Resta il fatto, però, che qualora il governo dovesse decidere di istituire la procedura riservata senza prove semplificate, potrebbe essere meno rischioso optare per un ampliamento fino al 50% della quota di riserva del concorso ordinario. L’ordinamento, peraltro, già prevede la possibilità di istituire concorsi con una quota di riserva non superiore al 50% (si veda il comma 1-bis dell’art. 52 del decreto legislativo n. 165 del 2001). E la Corte costituzionale è costante nel ritenere che questa previsione legislativa sia legittima. In ogni caso, la diatriba potrebbe essere agevolmente risolta aprendo la selezione riservata anche al personale di ruolo, se in possesso del prescritto requisito di servizio. Fermo restando che i docenti di ruolo hanno comunque diritto a partecipare ai concorsi ordinari. Allo stato attuale, peraltro, il superamento di un concorso a cattedra ha valore abilitante. E dunque, i docenti di ruolo che dovessero superare la selezione, conseguirebbero anche un titolo valido ai fini della mobilità professionale (passaggi di cattedra e di ruolo).

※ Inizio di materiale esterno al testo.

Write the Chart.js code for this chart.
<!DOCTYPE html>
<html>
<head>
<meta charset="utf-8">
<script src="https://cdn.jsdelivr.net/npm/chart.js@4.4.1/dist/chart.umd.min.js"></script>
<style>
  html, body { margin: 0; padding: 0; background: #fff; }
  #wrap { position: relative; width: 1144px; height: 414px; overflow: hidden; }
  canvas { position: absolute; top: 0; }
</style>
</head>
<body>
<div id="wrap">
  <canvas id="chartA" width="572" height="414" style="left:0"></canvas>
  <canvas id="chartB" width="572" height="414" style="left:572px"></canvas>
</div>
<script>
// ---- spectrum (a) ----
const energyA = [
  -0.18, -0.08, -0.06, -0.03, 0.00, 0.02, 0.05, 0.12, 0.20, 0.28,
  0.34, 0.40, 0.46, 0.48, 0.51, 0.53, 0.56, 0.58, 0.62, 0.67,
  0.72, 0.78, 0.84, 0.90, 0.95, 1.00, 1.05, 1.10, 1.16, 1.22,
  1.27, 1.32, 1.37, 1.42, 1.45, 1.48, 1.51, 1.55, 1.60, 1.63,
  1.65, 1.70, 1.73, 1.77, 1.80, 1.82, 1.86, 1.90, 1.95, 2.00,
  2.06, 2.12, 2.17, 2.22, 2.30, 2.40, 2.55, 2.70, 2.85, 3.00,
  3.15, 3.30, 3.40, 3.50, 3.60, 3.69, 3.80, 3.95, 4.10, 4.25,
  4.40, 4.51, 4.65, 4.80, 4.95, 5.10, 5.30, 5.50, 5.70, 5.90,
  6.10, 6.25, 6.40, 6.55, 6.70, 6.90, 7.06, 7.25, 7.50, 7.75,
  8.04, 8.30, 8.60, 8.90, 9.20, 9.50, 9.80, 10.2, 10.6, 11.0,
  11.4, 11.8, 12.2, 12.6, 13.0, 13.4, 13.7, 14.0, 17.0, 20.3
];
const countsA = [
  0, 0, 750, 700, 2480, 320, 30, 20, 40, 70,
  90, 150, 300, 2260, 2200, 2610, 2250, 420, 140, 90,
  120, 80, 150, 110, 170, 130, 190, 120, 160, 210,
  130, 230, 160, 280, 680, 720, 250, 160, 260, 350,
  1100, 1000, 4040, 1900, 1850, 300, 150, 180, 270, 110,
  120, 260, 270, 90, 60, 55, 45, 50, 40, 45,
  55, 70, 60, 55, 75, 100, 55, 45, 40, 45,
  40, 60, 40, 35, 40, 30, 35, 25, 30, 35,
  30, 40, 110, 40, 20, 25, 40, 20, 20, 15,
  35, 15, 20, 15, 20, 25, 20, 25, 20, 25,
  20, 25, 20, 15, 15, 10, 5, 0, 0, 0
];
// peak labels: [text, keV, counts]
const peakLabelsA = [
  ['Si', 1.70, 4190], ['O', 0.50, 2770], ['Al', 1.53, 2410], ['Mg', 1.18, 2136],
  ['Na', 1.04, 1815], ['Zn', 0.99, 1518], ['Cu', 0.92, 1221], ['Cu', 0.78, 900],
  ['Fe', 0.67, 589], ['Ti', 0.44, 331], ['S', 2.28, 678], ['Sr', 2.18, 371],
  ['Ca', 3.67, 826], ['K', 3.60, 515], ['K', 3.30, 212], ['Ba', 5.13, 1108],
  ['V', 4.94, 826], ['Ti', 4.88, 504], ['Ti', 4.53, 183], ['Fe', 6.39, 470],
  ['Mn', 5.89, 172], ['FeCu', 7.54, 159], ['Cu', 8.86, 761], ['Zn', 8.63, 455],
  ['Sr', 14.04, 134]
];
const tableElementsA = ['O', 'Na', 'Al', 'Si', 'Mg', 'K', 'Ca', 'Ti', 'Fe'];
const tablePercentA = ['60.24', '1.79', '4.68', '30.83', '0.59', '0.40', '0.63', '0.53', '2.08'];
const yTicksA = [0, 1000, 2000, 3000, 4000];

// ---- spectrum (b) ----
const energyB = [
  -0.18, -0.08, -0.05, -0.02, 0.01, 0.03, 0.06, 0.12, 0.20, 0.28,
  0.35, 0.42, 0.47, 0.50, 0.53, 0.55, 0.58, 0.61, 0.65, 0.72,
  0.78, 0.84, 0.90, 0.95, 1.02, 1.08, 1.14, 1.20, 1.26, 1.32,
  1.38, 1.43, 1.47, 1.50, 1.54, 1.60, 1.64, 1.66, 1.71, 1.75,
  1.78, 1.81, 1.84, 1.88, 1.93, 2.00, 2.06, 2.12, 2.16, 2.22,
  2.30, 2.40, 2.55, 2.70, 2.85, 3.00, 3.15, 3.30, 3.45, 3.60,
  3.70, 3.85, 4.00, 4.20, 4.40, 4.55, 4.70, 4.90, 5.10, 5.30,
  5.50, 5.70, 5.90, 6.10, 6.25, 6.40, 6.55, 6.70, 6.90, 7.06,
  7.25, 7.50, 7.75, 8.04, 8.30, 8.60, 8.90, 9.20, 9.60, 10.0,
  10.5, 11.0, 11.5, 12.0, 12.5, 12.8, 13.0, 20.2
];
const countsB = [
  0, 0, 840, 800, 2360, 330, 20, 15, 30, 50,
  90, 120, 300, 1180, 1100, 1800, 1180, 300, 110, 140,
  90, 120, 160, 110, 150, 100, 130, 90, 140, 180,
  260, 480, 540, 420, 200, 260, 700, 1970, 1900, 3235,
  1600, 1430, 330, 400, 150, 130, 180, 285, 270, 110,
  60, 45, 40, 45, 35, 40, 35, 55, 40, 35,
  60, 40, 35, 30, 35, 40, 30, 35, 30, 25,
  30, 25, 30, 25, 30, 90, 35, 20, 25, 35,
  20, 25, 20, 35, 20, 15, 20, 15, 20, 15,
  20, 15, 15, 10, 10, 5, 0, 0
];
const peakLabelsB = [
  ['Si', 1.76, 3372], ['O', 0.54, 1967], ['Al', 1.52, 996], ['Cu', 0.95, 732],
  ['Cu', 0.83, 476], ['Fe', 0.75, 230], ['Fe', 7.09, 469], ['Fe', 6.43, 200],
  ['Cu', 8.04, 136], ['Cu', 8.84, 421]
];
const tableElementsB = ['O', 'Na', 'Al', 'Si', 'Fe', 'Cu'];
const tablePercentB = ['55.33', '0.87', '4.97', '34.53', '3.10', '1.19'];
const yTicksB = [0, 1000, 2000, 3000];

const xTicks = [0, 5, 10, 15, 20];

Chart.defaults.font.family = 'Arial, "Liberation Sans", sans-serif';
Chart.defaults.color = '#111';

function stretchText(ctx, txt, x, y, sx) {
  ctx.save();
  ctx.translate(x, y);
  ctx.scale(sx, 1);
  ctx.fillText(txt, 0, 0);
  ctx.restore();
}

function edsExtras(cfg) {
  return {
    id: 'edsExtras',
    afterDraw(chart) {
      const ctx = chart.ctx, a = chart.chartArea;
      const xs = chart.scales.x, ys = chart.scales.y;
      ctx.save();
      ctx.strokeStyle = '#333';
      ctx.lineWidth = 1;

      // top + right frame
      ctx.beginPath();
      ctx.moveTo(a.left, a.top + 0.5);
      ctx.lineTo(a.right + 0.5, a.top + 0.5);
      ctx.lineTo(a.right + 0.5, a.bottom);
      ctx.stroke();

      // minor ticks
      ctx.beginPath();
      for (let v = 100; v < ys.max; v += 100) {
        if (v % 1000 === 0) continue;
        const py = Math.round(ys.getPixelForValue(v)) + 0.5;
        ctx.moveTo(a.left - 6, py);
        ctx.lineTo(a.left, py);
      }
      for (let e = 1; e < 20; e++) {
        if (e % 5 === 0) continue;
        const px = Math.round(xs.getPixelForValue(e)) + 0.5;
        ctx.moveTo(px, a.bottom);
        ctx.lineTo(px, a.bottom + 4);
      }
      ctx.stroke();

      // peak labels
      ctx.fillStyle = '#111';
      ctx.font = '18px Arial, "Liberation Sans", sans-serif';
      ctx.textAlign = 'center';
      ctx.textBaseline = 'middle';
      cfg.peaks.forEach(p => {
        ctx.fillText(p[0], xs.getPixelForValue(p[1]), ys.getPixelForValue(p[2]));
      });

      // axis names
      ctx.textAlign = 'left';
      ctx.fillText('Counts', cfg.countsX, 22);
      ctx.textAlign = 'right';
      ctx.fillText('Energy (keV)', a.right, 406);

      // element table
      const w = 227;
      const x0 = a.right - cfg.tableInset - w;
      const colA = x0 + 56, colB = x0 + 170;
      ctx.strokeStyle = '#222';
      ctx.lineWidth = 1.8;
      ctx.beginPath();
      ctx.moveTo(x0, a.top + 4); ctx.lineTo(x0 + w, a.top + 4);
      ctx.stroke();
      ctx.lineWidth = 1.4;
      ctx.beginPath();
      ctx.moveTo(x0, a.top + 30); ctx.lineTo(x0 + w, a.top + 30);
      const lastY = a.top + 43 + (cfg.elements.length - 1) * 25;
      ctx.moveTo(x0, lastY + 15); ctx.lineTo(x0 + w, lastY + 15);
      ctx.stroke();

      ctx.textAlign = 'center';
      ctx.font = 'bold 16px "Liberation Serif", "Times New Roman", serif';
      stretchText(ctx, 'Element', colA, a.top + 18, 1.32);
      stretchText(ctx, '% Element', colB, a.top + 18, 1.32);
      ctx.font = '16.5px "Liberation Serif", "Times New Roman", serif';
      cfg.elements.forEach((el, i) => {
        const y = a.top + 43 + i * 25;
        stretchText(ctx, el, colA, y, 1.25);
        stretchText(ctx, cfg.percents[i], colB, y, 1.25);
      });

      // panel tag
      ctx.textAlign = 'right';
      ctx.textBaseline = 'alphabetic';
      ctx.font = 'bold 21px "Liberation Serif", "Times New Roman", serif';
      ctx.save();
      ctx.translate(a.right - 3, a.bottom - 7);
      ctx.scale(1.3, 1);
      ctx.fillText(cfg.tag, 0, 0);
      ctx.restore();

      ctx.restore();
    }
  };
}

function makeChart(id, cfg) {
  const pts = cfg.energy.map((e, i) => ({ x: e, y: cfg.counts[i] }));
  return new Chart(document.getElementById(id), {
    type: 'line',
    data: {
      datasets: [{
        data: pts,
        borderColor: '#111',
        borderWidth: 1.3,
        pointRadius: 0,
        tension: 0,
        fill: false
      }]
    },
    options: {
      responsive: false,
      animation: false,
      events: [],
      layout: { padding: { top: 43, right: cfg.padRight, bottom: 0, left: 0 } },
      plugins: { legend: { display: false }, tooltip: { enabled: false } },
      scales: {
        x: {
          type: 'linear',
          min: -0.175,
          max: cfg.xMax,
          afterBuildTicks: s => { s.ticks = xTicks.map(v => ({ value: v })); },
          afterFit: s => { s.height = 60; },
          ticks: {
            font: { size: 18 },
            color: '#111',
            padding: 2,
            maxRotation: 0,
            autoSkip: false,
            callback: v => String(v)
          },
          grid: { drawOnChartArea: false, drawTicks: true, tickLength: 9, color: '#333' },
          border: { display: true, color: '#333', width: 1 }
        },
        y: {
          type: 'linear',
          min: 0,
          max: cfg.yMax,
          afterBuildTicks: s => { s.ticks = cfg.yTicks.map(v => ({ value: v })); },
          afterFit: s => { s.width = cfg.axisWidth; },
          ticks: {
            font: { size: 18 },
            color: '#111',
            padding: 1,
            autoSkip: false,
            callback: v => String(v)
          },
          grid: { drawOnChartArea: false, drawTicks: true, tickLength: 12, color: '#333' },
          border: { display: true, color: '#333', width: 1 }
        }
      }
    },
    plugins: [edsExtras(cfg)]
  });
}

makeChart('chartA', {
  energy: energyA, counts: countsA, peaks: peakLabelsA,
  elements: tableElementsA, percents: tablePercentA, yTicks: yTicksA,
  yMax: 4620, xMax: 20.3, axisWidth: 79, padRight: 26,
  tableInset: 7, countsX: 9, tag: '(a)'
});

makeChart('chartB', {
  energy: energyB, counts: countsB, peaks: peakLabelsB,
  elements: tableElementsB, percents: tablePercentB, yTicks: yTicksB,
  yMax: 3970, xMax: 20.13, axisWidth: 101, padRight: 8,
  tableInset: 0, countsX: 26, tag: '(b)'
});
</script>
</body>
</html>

Si tratta, comunque, di complicazioni accessorie che deviano l’attenzione dalla questione principale. Ossia la necessità di stabilizzare i precari triennalisti archiviando il contenzioso seriale che, negli ultimi anni ha ingolfato i tribunali e, molto spesso, ha visto l’amministrazione soccombente. Tant’è che la legge 107/2015, ha dovuto prevedere un piano straordinario di immissioni in ruolo e al tempo stesso uno stanziamento di risorse per fare fronte ai costi delle soccombenze in giudizio.